Thomas Francis Peckenham was the son of Irish immigrants who settled in Providence, Rhode Island. Born in 1870, Thomas was still in Rhode Island in 1900, when he was elected as an officer of the Knights of Columbus, a fraternal Catholic organization. A decade later he had relocated to Manchester, Ct., where he worked as a mason in an aircraft plant and was active in his union. Thomas was elected a justice of the peace in 1914, the same year he ran for a seat in the Connecticut state house and lost.
My grandfather Thomas Peckenham married well past the prime of youth. He was 44 years old at the time of his wedding and became a father three years after that. In addition to his civic involvements and mason work he also worked as a security guard in the Colt Firearms plant in Hartford. He led his little family until he died of pneumonia in 1930, when my father was just 13.
Though young, my grandmother and her sister no doubt prayed that little Francis, my father, would assume a man’s role at home. He had been trained by the church to be a faithful son. By my father’s own confession, he was a poor student but in the midst of the Great Depression, he managed to work and give a portion of his pay to his mother.
When he was an old man, my father swore he had no memories of his father but I suspect the few memories he had were too painful and reminded him of his loss. In front of us, he put his mother on a pedestal. After she died in 1960 whenever he uttered her name and quickly added, "may God rest her soul." Did he worry that the woes she faced in her lifetime still troubled her in the afterworld?
Irish pride in relatives who had joined the Catholic clergy or monastery was rampant when we were kids. My father drove us clear across Connecticut to pay our respects to his cousin, Sister Trinita, who smiles coquettishly in a photo we still have of her as a young girl named Mary Louise Mahoney, long before she entered the Franciscan order.
I still get a shiver when I think of entering the Gothic grey convent where she lived and seeing her float towards us down the high-windowed hallways of the convent, her white habit billowing as she glided along. On those days, I didn’t speak, my jaws snapped shut in awe.

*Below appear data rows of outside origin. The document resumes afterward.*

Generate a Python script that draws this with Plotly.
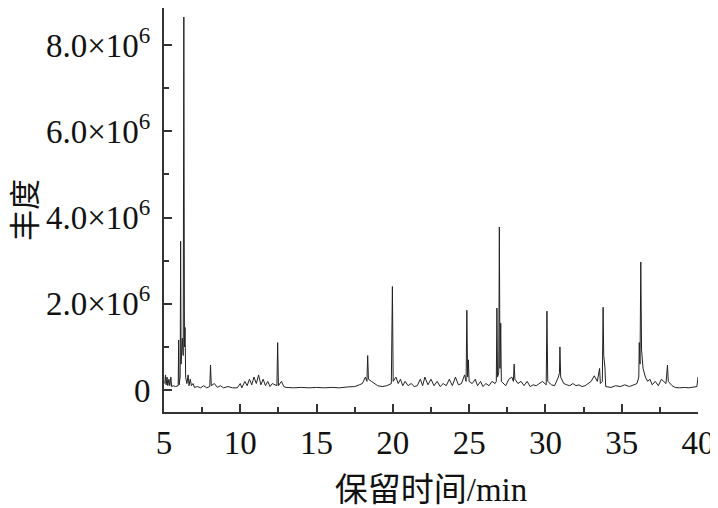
import plotly.graph_objects as go

# Retention time (min) and abundance (x1e6)
rt = [5.05, 5.1, 5.14, 5.2, 5.25, 5.32, 5.38, 5.45, 5.5, 5.6, 5.75, 5.93, 5.96, 5.99, 6.06, 6.09, 6.12, 6.2, 6.26, 6.3,
      6.34, 6.38, 6.42, 6.5, 6.58, 6.64, 6.72, 6.8, 6.9, 7.0, 7.2, 7.4, 7.6, 7.8, 8.0, 8.05, 8.1, 8.3, 8.5, 8.7,
      8.9, 9.2, 9.5, 9.8, 10.0, 10.1, 10.3, 10.45, 10.6, 10.75, 10.9, 11.05, 11.2, 11.35, 11.5, 11.65, 11.8, 11.95, 12.1, 12.4,
      12.45, 12.5, 12.7, 12.85, 13.0, 13.5, 14.0, 14.5, 15.0, 15.5, 16.0, 16.5, 17.0, 17.5, 17.8, 18.0, 18.2, 18.3, 18.35, 18.4,
      18.6, 18.8, 19.0, 19.3, 19.6, 19.9, 19.97, 20.02, 20.2, 20.35, 20.5, 20.65, 20.8, 21.0, 21.2, 21.4, 21.6, 21.8, 21.95, 22.1,
      22.3, 22.5, 22.7, 22.9, 23.1, 23.3, 23.5, 23.7, 23.9, 24.1, 24.3, 24.5, 24.7, 24.8, 24.85, 24.9, 24.95, 25.0, 25.2, 25.4,
      25.55, 25.75, 25.9, 26.1, 26.3, 26.5, 26.7, 26.78, 26.82, 26.86, 26.94, 26.98, 27.02, 27.07, 27.11, 27.4, 27.6, 27.8, 27.9, 27.95,
      28.0, 28.2, 28.4, 28.6, 28.8, 29.0, 29.2, 29.4, 29.6, 29.8, 30.05, 30.1, 30.15, 30.4, 30.6, 30.85, 30.92, 30.95, 31.0, 31.2,
      31.4, 31.6, 31.8, 32.0, 32.2, 32.4, 32.6, 32.8, 33.0, 33.2, 33.4, 33.55, 33.6, 33.73, 33.78, 33.82, 33.9, 33.95, 34.3, 34.6,
      34.9, 35.2, 35.5, 35.8, 36.0, 36.12, 36.15, 36.2, 36.25, 36.3, 36.4, 36.55, 36.7, 36.85, 37.0, 37.2, 37.4, 37.6, 37.9, 38.0,
      38.05, 38.3, 38.5, 38.8, 39.1, 39.4, 39.7, 39.93, 40.0]
abundance_e6 = [0.15, 0.35, 0.12, 0.3, 0.1, 0.25, 0.1, 0.3, 0.08, 0.1, 0.08, 0.1, 1.16, 0.12, 0.3, 3.45, 0.6, 1.2, 0.8, 8.65,
                1.0, 1.45, 0.3, 0.15, 0.35, 0.1, 0.25, 0.1, 0.15, 0.06, 0.08, 0.05, 0.1, 0.05, 0.08, 0.58, 0.1, 0.15, 0.06, 0.1,
                0.05, 0.08, 0.05, 0.05, 0.15, 0.05, 0.2, 0.1, 0.25, 0.12, 0.3, 0.15, 0.35, 0.12, 0.25, 0.1, 0.2, 0.08, 0.15, 0.1,
                1.1, 0.1, 0.2, 0.08, 0.06, 0.05, 0.06, 0.05, 0.06, 0.05, 0.06, 0.05, 0.07, 0.08, 0.12, 0.15, 0.3, 0.2, 0.8, 0.25,
                0.2, 0.15, 0.1, 0.08, 0.1, 0.15, 2.4, 0.2, 0.3, 0.15, 0.25, 0.1, 0.2, 0.1, 0.15, 0.08, 0.1, 0.25, 0.1, 0.3,
                0.12, 0.25, 0.1, 0.2, 0.08, 0.15, 0.1, 0.25, 0.1, 0.3, 0.12, 0.15, 0.35, 0.2, 1.85, 0.3, 0.7, 0.2, 0.15, 0.25,
                0.1, 0.2, 0.08, 0.15, 0.1, 0.2, 0.15, 0.2, 1.9, 0.3, 0.4, 3.78, 0.5, 1.55, 0.2, 0.1, 0.25, 0.3, 0.2, 0.6,
                0.25, 0.15, 0.2, 0.1, 0.2, 0.08, 0.12, 0.1, 0.15, 0.2, 0.12, 1.83, 0.2, 0.12, 0.1, 0.3, 0.4, 1.0, 0.3, 0.15,
                0.12, 0.1, 0.15, 0.1, 0.12, 0.08, 0.1, 0.15, 0.2, 0.33, 0.2, 0.5, 0.15, 0.2, 1.92, 0.8, 0.53, 0.08, 0.06, 0.1,
                0.08, 0.12, 0.08, 0.12, 0.15, 0.3, 1.1, 0.6, 2.97, 0.93, 0.5, 0.3, 0.2, 0.25, 0.12, 0.2, 0.1, 0.25, 0.15, 0.58,
                0.2, 0.1, 0.06, 0.05, 0.06, 0.05, 0.06, 0.08, 0.3]
abundance = [v * 1e6 for v in abundance_e6]

x_ticks = [5, 10, 15, 20, 25, 30, 35, 40]
y_ticks = [0, 2e6, 4e6, 6e6, 8e6]
y_ticktext = ["0", "2.0×10<sup>6</sup>", "4.0×10<sup>6</sup>", "6.0×10<sup>6</sup>", "8.0×10<sup>6</sup>"]
y_minor = [1e6, 3e6, 5e6, 7e6]
x_minor = [7.5, 12.5, 17.5, 22.5, 27.5, 32.5, 37.5]

fig = go.Figure(go.Scatter(x=rt, y=abundance, mode="lines",
                           line=dict(color="#222222", width=1), showlegend=False))

font_serif = "Liberation Serif"
font_title = "Liberation Serif, Noto Sans CJK SC"

# page body has an 8px margin, so the figure is 710x500
fig.update_layout(
    width=710, height=500,
    margin=dict(l=156, r=20, t=0, b=96, autoexpand=False),
    paper_bgcolor="white", plot_bgcolor="white",
    font=dict(family=font_serif, size=33, color="#111111"),
)
fig.update_xaxes(
    range=[5, 40], tickmode="array", tickvals=x_ticks, ticktext=[str(v) for v in x_ticks],
    showgrid=False, zeroline=False, showline=True, linecolor="#333333", linewidth=2,
    ticks="inside", ticklen=8, tickwidth=2, tickcolor="#333333", automargin=False,
    minor=dict(tickvals=x_minor, ticks="inside", ticklen=5, tickwidth=2, tickcolor="#333333", showgrid=False),
    tickfont=dict(family=font_serif, size=33),
    title=dict(text="保留时间/min", font=dict(family=font_title, size=33), standoff=22),
)
fig.update_yaxes(
    range=[-0.51e6, 8.86e6], tickmode="array", tickvals=y_ticks, ticktext=y_ticktext,
    showgrid=False, zeroline=False, showline=True, linecolor="#333333", linewidth=2,
    ticks="inside", ticklen=8, tickwidth=2, tickcolor="#333333", automargin=False,
    minor=dict(tickvals=y_minor, ticks="inside", ticklen=5, tickwidth=2, tickcolor="#333333", showgrid=False),
    tickfont=dict(family=font_serif, size=33), ticklabelstandoff=5,
    title=dict(text="丰度", font=dict(family=font_title, size=31), standoff=22),
)

fig.write_html("out.html")
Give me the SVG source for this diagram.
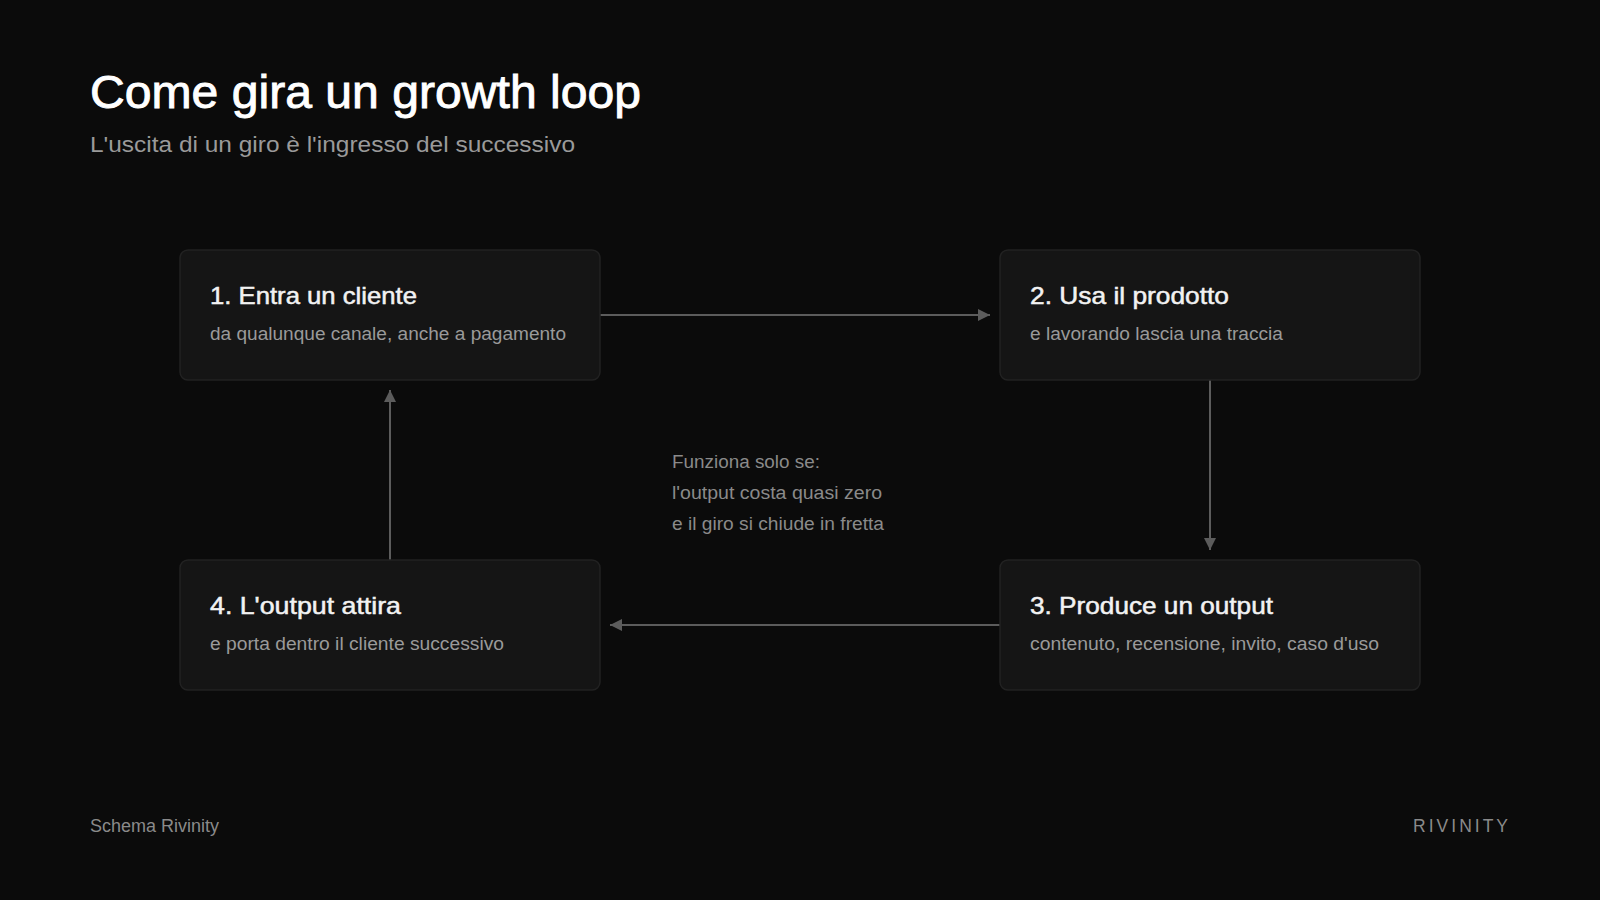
<svg xmlns="http://www.w3.org/2000/svg" width="1600" height="900" viewBox="0 0 1600 900">
<defs>
<marker id="arr" markerWidth="12" markerHeight="12" refX="10" refY="5" orient="auto" markerUnits="userSpaceOnUse" viewBox="0 0 10 10">
<path d="M0,0 L10,5 L0,10 z" fill="#5c5c5c"/>
</marker>
</defs>
<style>
text{font-family:"Liberation Sans",Arial,sans-serif}
.box{fill:#151515;stroke:#222;stroke-width:1.5}
.nt{fill:#f2f2f2;font-size:24px;stroke:#f2f2f2;stroke-width:0.5px}
.ns{fill:#9a9a9a;font-size:17.5px}
.c{stroke:#5c5c5c;stroke-width:2;fill:none;marker-end:url(#arr)}
.note{fill:#8a8a8a;font-size:18px}
</style>
<rect width="1600" height="900" fill="#0b0b0b"/>
<text x="90" y="108" font-size="47" fill="#ffffff" stroke="#ffffff" stroke-width="0.9" textLength="551" lengthAdjust="spacingAndGlyphs">Come gira un growth loop</text>
<text x="90" y="152" font-size="22" fill="#9a9a9a" textLength="485" lengthAdjust="spacingAndGlyphs">L'uscita di un giro è l'ingresso del successivo</text>
<g id="connectors">
<line class="c" x1="600" y1="315" x2="990" y2="315"/>
<line class="c" x1="1210" y1="380" x2="1210" y2="550"/>
<line class="c" x1="1000" y1="625" x2="610" y2="625"/>
<line class="c" x1="390" y1="560" x2="390" y2="390"/>
</g>
<g id="node1">
<rect class="box" x="180" y="250" width="420" height="130" rx="8"/>
<text class="nt" x="210" y="304" textLength="207" lengthAdjust="spacingAndGlyphs">1. Entra un cliente</text>
<text class="ns" x="210" y="340" textLength="356" lengthAdjust="spacingAndGlyphs">da qualunque canale, anche a pagamento</text>
</g>
<g id="node2">
<rect class="box" x="1000" y="250" width="420" height="130" rx="8"/>
<text class="nt" x="1030" y="304" textLength="199" lengthAdjust="spacingAndGlyphs">2. Usa il prodotto</text>
<text class="ns" x="1030" y="340" textLength="253" lengthAdjust="spacingAndGlyphs">e lavorando lascia una traccia</text>
</g>
<g id="node3">
<rect class="box" x="1000" y="560" width="420" height="130" rx="8"/>
<text class="nt" x="1030" y="614" textLength="243" lengthAdjust="spacingAndGlyphs">3. Produce un output</text>
<text class="ns" x="1030" y="650" textLength="349" lengthAdjust="spacingAndGlyphs">contenuto, recensione, invito, caso d'uso</text>
</g>
<g id="node4">
<rect class="box" x="180" y="560" width="420" height="130" rx="8"/>
<text class="nt" x="210" y="614" textLength="191" lengthAdjust="spacingAndGlyphs">4. L'output attira</text>
<text class="ns" x="210" y="650" textLength="294" lengthAdjust="spacingAndGlyphs">e porta dentro il cliente successivo</text>
</g>
<g id="note">
<text class="note" x="672" y="468" textLength="148" lengthAdjust="spacingAndGlyphs">Funziona solo se:</text>
<text class="note" x="672" y="499" textLength="210" lengthAdjust="spacingAndGlyphs">l'output costa quasi zero</text>
<text class="note" x="672" y="530" textLength="212" lengthAdjust="spacingAndGlyphs">e il giro si chiude in fretta</text>
</g>
<text x="90" y="832" font-size="17.5" fill="#8a8a8a" textLength="129" lengthAdjust="spacingAndGlyphs">Schema Rivinity</text>
<text x="1511" y="832" font-size="17.5" fill="#8a8a8a" text-anchor="end" letter-spacing="3">RIVINITY</text>
</svg>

Later in life, my father thrilled to learn of a distant cousin in Ireland, Father Michael Pakenham, who was a village priest. A portrait of him that hung in the family home back in County Leitrim, Ireland somehow made its way to America when it hung in my father’s office.
My father tried to cement our Irish Catholic future when, after serving in World War Two and surviving, he set out to find an Irish lass that his mother would approve of, unaware of how high that bar was. He found a sweet girl in Waterville, Maine, a school teacher and a respected Irish Catholic to boot. He married my mother, Catherine Agnes Reilly, the next year.